§ **To be done**
Below are records; count the lines in them that hold "matplotlib" and give only the count.

§ **Data provided**
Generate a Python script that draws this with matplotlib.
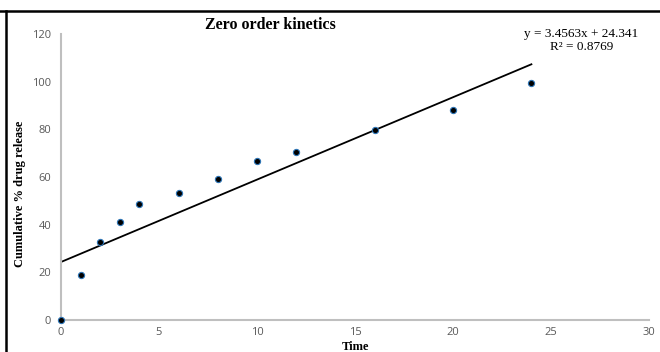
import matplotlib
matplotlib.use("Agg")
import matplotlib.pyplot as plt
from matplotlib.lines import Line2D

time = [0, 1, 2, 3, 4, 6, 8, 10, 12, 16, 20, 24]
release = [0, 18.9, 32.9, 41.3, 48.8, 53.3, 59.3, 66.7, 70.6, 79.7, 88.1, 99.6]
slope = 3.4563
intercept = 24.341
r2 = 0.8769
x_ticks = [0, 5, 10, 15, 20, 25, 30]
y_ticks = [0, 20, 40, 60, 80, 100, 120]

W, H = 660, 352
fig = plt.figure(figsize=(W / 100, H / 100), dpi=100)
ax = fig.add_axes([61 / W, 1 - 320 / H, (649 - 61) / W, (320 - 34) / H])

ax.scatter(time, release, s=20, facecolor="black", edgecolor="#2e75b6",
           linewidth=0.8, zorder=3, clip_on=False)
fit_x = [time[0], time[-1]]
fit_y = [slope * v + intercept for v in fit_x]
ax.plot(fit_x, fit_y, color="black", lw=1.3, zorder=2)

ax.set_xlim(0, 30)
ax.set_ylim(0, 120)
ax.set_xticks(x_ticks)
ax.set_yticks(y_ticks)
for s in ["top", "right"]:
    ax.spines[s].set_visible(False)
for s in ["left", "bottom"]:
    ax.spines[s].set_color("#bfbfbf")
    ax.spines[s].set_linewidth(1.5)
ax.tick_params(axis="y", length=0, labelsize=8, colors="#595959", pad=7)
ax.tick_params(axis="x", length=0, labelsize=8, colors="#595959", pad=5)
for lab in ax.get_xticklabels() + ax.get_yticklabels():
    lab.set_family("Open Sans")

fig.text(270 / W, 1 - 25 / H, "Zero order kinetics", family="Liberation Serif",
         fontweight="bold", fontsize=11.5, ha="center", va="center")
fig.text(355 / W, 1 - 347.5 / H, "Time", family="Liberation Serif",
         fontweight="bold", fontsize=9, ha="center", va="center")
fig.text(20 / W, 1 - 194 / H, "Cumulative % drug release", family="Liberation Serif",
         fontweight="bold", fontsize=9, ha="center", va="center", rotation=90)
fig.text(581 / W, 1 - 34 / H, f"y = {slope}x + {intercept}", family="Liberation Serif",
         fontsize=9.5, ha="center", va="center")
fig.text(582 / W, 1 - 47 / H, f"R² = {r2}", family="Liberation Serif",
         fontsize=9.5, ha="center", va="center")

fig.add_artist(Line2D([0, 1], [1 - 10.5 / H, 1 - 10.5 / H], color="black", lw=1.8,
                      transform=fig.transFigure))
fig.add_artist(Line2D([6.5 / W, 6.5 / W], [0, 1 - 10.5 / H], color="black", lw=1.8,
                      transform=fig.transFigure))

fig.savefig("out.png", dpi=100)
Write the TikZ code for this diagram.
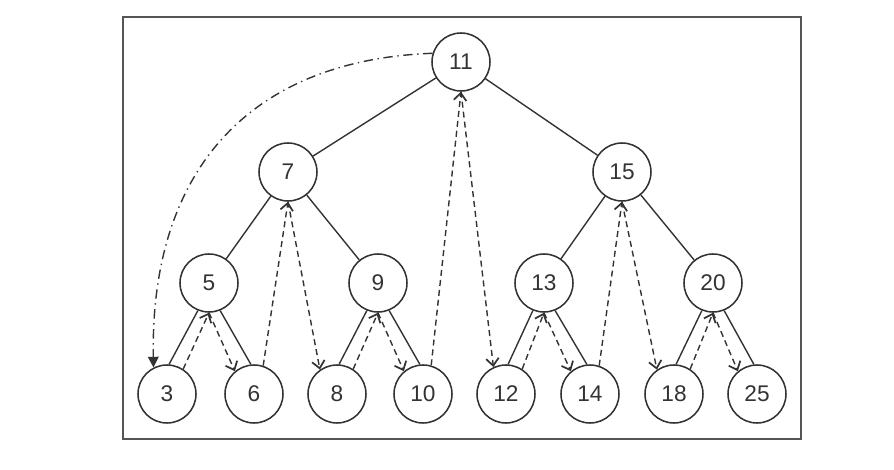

§ **Solved exercise**
5